3. Inventé par Édouard Dujardin dans Les lauriers sont coupés en 1887, le monologue intérieur retrouve une actualité avec la publication d’Ulysses de James Joyce en 1922.
4. Citation inexacte d’Adolphe de Benjamin Constant (chapitre II) : « Presque toujours, pour vivre en repos avec nous-mêmes, nous travestissons en calculs et en systèmes nos impuissances ou nos faiblesses : cela satisfait cette portion de nous qui est, pour ainsi dire, spectatrice de l’autre. »
5. Citation modifiée d’un vers de Paul Valéry : « Tu penches, grand Platane, et te proposes nu » (« Au platane », Charmes [1922], repris dans Œuvres, édition de Jean Hytier, Paris, Gallimard, coll. « Bibliothèque de la Pléiade », 1957, t. I, p. 113).
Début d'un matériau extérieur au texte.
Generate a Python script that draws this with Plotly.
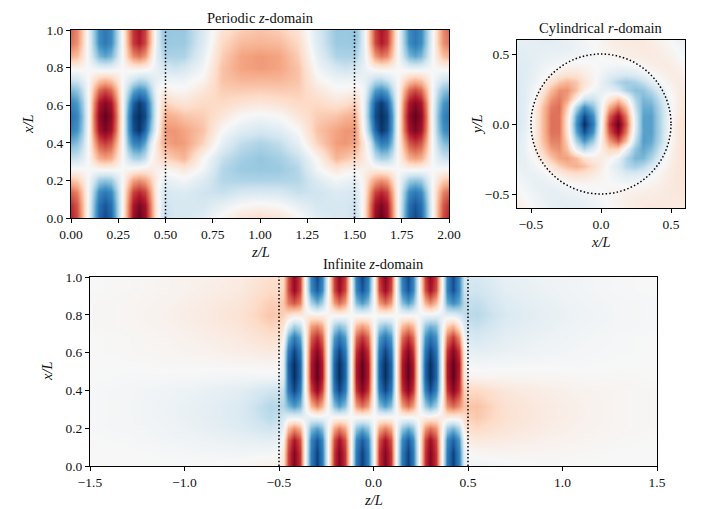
import numpy as np
import plotly.graph_objects as go

W, H = 709, 509
FONT = "Liberation Serif"

RDBU = [[0.0, "#053061"], [0.1, "#2166ac"], [0.2, "#4393c3"], [0.3, "#92c5de"], [0.4, "#d1e5f0"],
        [0.5, "#f7f7f7"], [0.6, "#fddbc7"], [0.7, "#f4a582"], [0.8, "#d6604d"], [0.9, "#b2182b"], [1.0, "#67001f"]]

# shared vertical sample rows for the two rectangular panels
x_rows = [0, .07, .14, .20, .26, .32, .40, .47, .54, .61, .68, .74, .80, .86, .93, 1.0]

# Periodic panel: left half, one list per z position (mirrored about z = 1)
periodic_z = [0, .03, .06, .09, .12, .15, .18, .21, .24, .27, .30, .33, .36, .39, .42, .45, .48, .5, .55, .6, .7, .8, .9, 1.0]
periodic_cols = [
    [78, 74, 58, 30, 2, -24, -48, -68, -74, -66, -46, -20, 3, 36, 54, 58],
    [66, 62, 50, 25, 1, -21, -42, -60, -66, -58, -40, -17, 3, 31, 46, 48],
    [38, 36, 29, 14, 0, -14, -28, -40, -44, -38, -26, -10, 2, 17, 26, 27],
    [-4, -3, -2, -1, 0, 0, 0, -2, -4, -2, 0, 0, -1, -3, -5, -6],
    [-48, -46, -38, -20, 0, 22, 38, 52, 56, 50, 34, 15, -4, -28, -38, -39],
    [-80, -76, -64, -36, 2, 37, 62, 84, 90, 82, 57, 25, -8, -46, -63, -64],
    [-90, -86, -72, -40, 3, 42, 70, 94, 100, 92, 66, 30, -9, -53, -72, -72],
    [-80, -76, -64, -36, 3, 37, 62, 84, 90, 82, 57, 25, -8, -46, -63, -64],
    [-46, -44, -38, -21, 1, 22, 38, 54, 58, 52, 36, 15, -4, -27, -37, -38],
    [0, -1, -1, -1, 0, 2, 4, 3, 3, 2, 1, 0, 0, -1, -1, -1],
    [50, 48, 40, 23, 2, -20, -44, -56, -58, -48, -28, -10, 4, 29, 40, 42],
    [86, 82, 68, 40, 4, -32, -66, -88, -92, -82, -52, -18, 7, 48, 70, 72],
    [100, 94, 76, 46, 6, -34, -70, -98, -100, -96, -62, -26, 8, 54, 80, 82],
    [88, 84, 68, 40, 8, -24, -52, -80, -90, -84, -56, -24, 5, 44, 66, 68],
    [56, 54, 44, 28, 8, -2, -18, -44, -56, -52, -34, -16, 0, 20, 34, 35],
    [12, 10, 8, 7, 5, 10, 10, -6, -10, -10, -5, -8, -7, -10, -8, -8],
    [-17, -14, -12, -6, 5, 20, 32, 30, 23, 16, 5, -6, -15, -25, -32, -34],
    [-23, -21, -17, -9, 4, 23, 40, 44, 37, 23, 6, -6, -17, -32, -38, -39],
    [-17, -17, -15, -6, 6, 29, 44, 44, 34, 17, 2, -6, -21, -32, -37, -38],
    [-17, -17, -14, -3, 12, 34, 42, 40, 29, 14, 2, -6, -17, -31, -37, -38],
    [-12, -17, -20, -14, -3, 2, 23, 29, 25, 20, 12, 3, -3, -9, -14, -15],
    [3, -9, -23, -29, -29, -23, -9, 0, 12, 20, 25, 29, 29, 25, 20, 14],
    [14, 0, -17, -31, -37, -34, -25, -12, 0, 15, 26, 34, 40, 40, 32, 25],
    [18, 3, -16, -31, -38, -39, -31, -17, -3, 12, 25, 34, 43, 43, 34, 29],
]

# Infinite panel: z >= 0 half, one list per z position (odd about z = 0)
infinite_z = [0, .03, .06, .09, .12, .15, .18, .21, .24, .27, .30, .33, .36, .39, .42, .45, .48, .5, .55, .7, .9, 1.1, 1.3, 1.5]
infinite_cols = [
    [0, 0, 0, 0, 0, 0, 0, 0, 0, 0, 0, 0, 0, 0, 0, 0],
    [72, 71, 64, 38, 1, -42, -72, -80, -80, -72, -56, -32, 1, 42, 66, 70],
    [94, 93, 84, 50, 1, -56, -92, -100, -100, -92, -72, -42, 2, 56, 86, 92],
    [72, 71, 64, 38, 1, -42, -72, -80, -80, -72, -56, -32, 1, 42, 66, 70],
    [0, 0, 0, 0, -1, -1, 0, 0, 0, 0, 0, 0, 0, 0, 0, 0],
    [-72, -71, -64, -38, 0, 42, 72, 80, 80, 72, 56, 32, -1, -42, -66, -70],
    [-94, -93, -84, -50, 0, 56, 92, 100, 100, 92, 72, 42, -2, -56, -86, -90],
    [-72, -71, -64, -38, 0, 42, 72, 80, 80, 72, 56, 32, -1, -42, -66, -68],
    [0, 0, 0, 2, 3, 2, 0, 0, 0, 0, 0, -2, -3, -3, 0, 0],
    [72, 71, 66, 42, 6, -36, -68, -80, -80, -72, -58, -38, -6, 34, 64, 68],
    [94, 93, 86, 54, 6, -50, -90, -100, -100, -92, -74, -48, -6, 48, 84, 90],
    [72, 71, 66, 44, 8, -34, -68, -80, -80, -74, -60, -42, -8, 32, 64, 68],
    [0, 0, 0, 4, 8, 8, 0, 0, 0, 0, -2, -6, -8, -6, 0, 0],
    [-72, -71, -64, -34, 10, 46, 72, 80, 80, 72, 52, 24, -10, -50, -68, -68],
    [-94, -93, -82, -46, 8, 58, 92, 100, 100, 92, 70, 34, -10, -62, -88, -90],
    [-68, -67, -58, -30, 10, 46, 72, 78, 80, 70, 46, 12, -16, -52, -64, -64],
    [-12, -10, -4, 8, 18, 30, 24, 12, 10, 8, -4, -14, -24, -28, -22, -20],
    [-5, 0, 8, 16, 24, 28, 20, 4, -2, -8, -15, -21, -26, -24, -19, -17],
    [-5, 2, 10, 20, 27, 29, 20, 3, -3, -10, -17, -23, -28, -25, -20, -17],
    [-2, 3, 8, 13, 15, 15, 11, 3, -2, -7, -10, -13, -15, -13, -10, -9],
    [0, 2, 5, 8, 9, 9, 7, 2, -1, -4, -6, -8, -9, -8, -6, -5],
    [0, 1, 3, 4, 5, 5, 4, 1, -1, -2, -3, -4, -5, -4, -3, -3],
    [0, 0, 1, 2, 2, 2, 2, 1, 0, -1, -1, -2, -2, -2, -1, -1],
    [0, 0, 0, 1, 1, 1, 1, 0, 0, 0, 0, -1, -1, -1, 0, 0],
]

# Cylindrical panel: rows for y >= 0 (point-antisymmetric about the centre)
cyl_x = [-.6, -.54, -.48, -.42, -.36, -.30, -.24, -.18, -.12, -.06, 0, .06, .12, .18, .24, .30, .36, .42, .48, .54, .6]
cyl_y = [0, .06, .12, .18, .24, .30, .36, .42, .48, .54, .6]
cyl_rows = [
    [-17, -10, 5, 30, 55, 55, 12, -60, -100, -70, 0, 70, 100, 60, -12, -55, -55, -30, -5, 10, 17],
    [-16, -10, 5, 30, 55, 54, 15, -52, -90, -62, -3, 60, 88, 52, -14, -54, -55, -30, -6, 8, 15],
    [-15, -10, 4, 28, 52, 56, 25, -30, -62, -42, -6, 36, 58, 32, -22, -50, -50, -28, -6, 6, 13],
    [-15, -11, 0, 20, 44, 52, 40, 8, -22, -22, -6, 12, 28, 8, -30, -46, -42, -22, -5, 6, 12],
    [-15, -11, -3, 10, 32, 46, 46, 30, 8, -4, -8, -8, -16, -32, -42, -40, -28, -12, 0, 7, 10],
    [-15, -11, -6, 2, 16, 28, 34, 28, 14, 4, -8, -18, -30, -36, -32, -24, -12, -2, 4, 8, 8],
    [-14, -12, -8, -3, 3, 10, 14, 14, 8, 2, -4, -10, -14, -16, -13, -7, -1, 4, 7, 7, 4],
    [-13, -12, -9, -6, -3, 0, 2, 3, 2, 0, -1, -2, -3, -2, 0, 3, 6, 8, 8, 5, 1],
    [-12, -11, -10, -8, -7, -6, -5, -4, -3, -2, 0, 2, 3, 5, 6, 8, 9, 8, 6, 2, -2],
    [-11, -10, -10, -10, -9, -9, -8, -6, -4, -1, 2, 5, 7, 8, 9, 10, 9, 6, 3, -1, -5],
    [-9, -9, -10, -11, -11, -10, -8, -6, -3, 0, 3, 6, 9, 10, 10, 10, 8, 4, 1, -4, -8],
]

periodic_bounds = [0.5, 1.5]
infinite_bounds = [-0.5, 0.5]
disk_radius = 0.5

# assemble the full grids from the typed halves
pc = np.array(periodic_cols, float)
per_z = np.r_[periodic_z, 2 - np.array(periodic_z)[-2::-1]]
per_grid = np.vstack([pc, pc[-2::-1]]).T

ic = np.array(infinite_cols, float)
inf_z = np.r_[-np.array(infinite_z)[:0:-1], infinite_z]
inf_grid = np.vstack([-ic[:0:-1], ic]).T

cr = np.array(cyl_rows, float)
cy_y = np.r_[-np.array(cyl_y)[:0:-1], cyl_y]
cy_grid = np.vstack([-cr[:0:-1, ::-1], cr])

fig = go.Figure()
common = dict(colorscale=RDBU, zmin=-100, zmax=100, zsmooth="best", showscale=False, hoverinfo="skip")
fig.add_trace(go.Heatmap(x=per_z, y=x_rows, z=per_grid, xaxis="x", yaxis="y", **common))
fig.add_trace(go.Heatmap(x=cyl_x, y=cy_y, z=cy_grid, xaxis="x2", yaxis="y2", **common))
fig.add_trace(go.Heatmap(x=inf_z, y=x_rows, z=inf_grid, xaxis="x3", yaxis="y3", **common))

dotted = dict(color="black", width=1.5, dash="1.5px,2.2px")
for z in periodic_bounds:
    fig.add_shape(type="line", xref="x", yref="y", x0=z, x1=z, y0=0, y1=1, line=dotted)
for z in infinite_bounds:
    fig.add_shape(type="line", xref="x3", yref="y3", x0=z, x1=z, y0=0, y1=1, line=dotted)
fig.add_shape(type="circle", xref="x2", yref="y2", x0=-disk_radius, x1=disk_radius,
              y0=-disk_radius, y1=disk_radius, line=dotted)

def dom(a, b, total):
    return [a / total, b / total]

axis = dict(showgrid=False, zeroline=False, showline=True, mirror=True, linecolor="black", linewidth=1,
            ticks="outside", ticklen=4, tickwidth=1, tickcolor="black", layer="above traces",
            automargin=False, tickfont=dict(family=FONT, size=13.5, color="#111"))

fig.update_layout(
    width=W, height=H, margin=dict(l=0, r=0, t=0, b=0), paper_bgcolor="white", plot_bgcolor="white",
    font=dict(family=FONT, size=13, color="#111"), showlegend=False,
    xaxis=dict(axis, domain=dom(71, 449, W), range=[0, 2], tickvals=[0, .25, .5, .75, 1, 1.25, 1.5, 1.75, 2],
               ticktext=["0.00", "0.25", "0.50", "0.75", "1.00", "1.25", "1.50", "1.75", "2.00"]),
    yaxis=dict(axis, domain=[1 - 218 / H, 1 - 30 / H], range=[0, 1], tickvals=[0, .2, .4, .6, .8, 1],
               ticktext=["0.0", "0.2", "0.4", "0.6", "0.8", "1.0"]),
    xaxis2=dict(axis, anchor="y2", domain=dom(517, 685, W), range=[-.6, .6], tickvals=[-.5, 0, .5],
                ticktext=["\u22120.5", "0.0", "0.5"]),
    yaxis2=dict(axis, anchor="x2", domain=[1 - 208 / H, 1 - 40 / H], range=[-.6, .6], tickvals=[-.5, 0, .5],
                ticktext=["\u22120.5", "0.0", "0.5"]),
    xaxis3=dict(axis, anchor="y3", domain=dom(90, 657, W), range=[-1.5, 1.5], tickvals=[-1.5, -1, -.5, 0, .5, 1, 1.5],
                ticktext=["\u22121.5", "\u22121.0", "\u22120.5", "0.0", "0.5", "1.0", "1.5"]),
    yaxis3=dict(axis, anchor="x3", domain=[1 - 466 / H, 1 - 277 / H], range=[0, 1], tickvals=[0, .2, .4, .6, .8, 1],
                ticktext=["0.0", "0.2", "0.4", "0.6", "0.8", "1.0"]),
)

def label(text, px, py, angle=0, size=14.5):
    fig.add_annotation(text=text, xref="paper", yref="paper", x=px / W, y=1 - py / H, xanchor="center",
                       yanchor="middle", showarrow=False, textangle=angle,
                       font=dict(family=FONT, size=size, color="#111"))

label("Periodic <i>z</i>-domain", 260, 18)
label("Cylindrical <i>r</i>-domain", 601, 28)
label("Infinite <i>z</i>-domain", 374, 264)
label("<i>z/L</i>", 260, 252)
label("<i>x/L</i>", 601, 242)
label("<i>z/L</i>", 374, 500)
label("<i>x/L</i>", 28, 124, -90)
label("<i>y/L</i>", 477, 124, -90)
label("<i>x/L</i>", 47, 371, -90)

fig.write_html("out.html", post_script="document.body.style.margin='0';", config=dict(displayModeBar=False))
6. Le Diable au corps de Raymond Radiguet était paru en 1923, Silbermann de Jacques de Lacretelle l’année précédente.
7. Le Secret professionnel, p. 57-58 ; Œuvres complètes, IX, p. 188. (Note de l'auteur.)
8. René Gillouin, écrivain et critique littéraire, publia dans la Semaine de Genève datée du 1er décembre 1923 un article en partie consacré à Thomas l’imposteur, qui se terminait notamment par ces mots : « Maître d’une forme souple et brillante, exquise et forte, il ne saurait avoir plus d’esprit, mais il peut avoir plus de pensée, il ne saurait avoir plus de sensibilité, mais il peut avoir plus de cœur. » (« Retour sur Édouard Estaunié, François Mauriac et Jean Cocteau », repris dans Esquisses littéraires et morales, Paris, Bernard Grasset, 1926, p. 123).
9. Jean Cocteau, Le Grand Écart [1923], repris dans Œuvres romanesques complètes, édition de Serge Linarès, préface d’Henri Godard, Paris, Gallimard, coll. « Bibliothèque de la Pléiade », 2006, p. 336.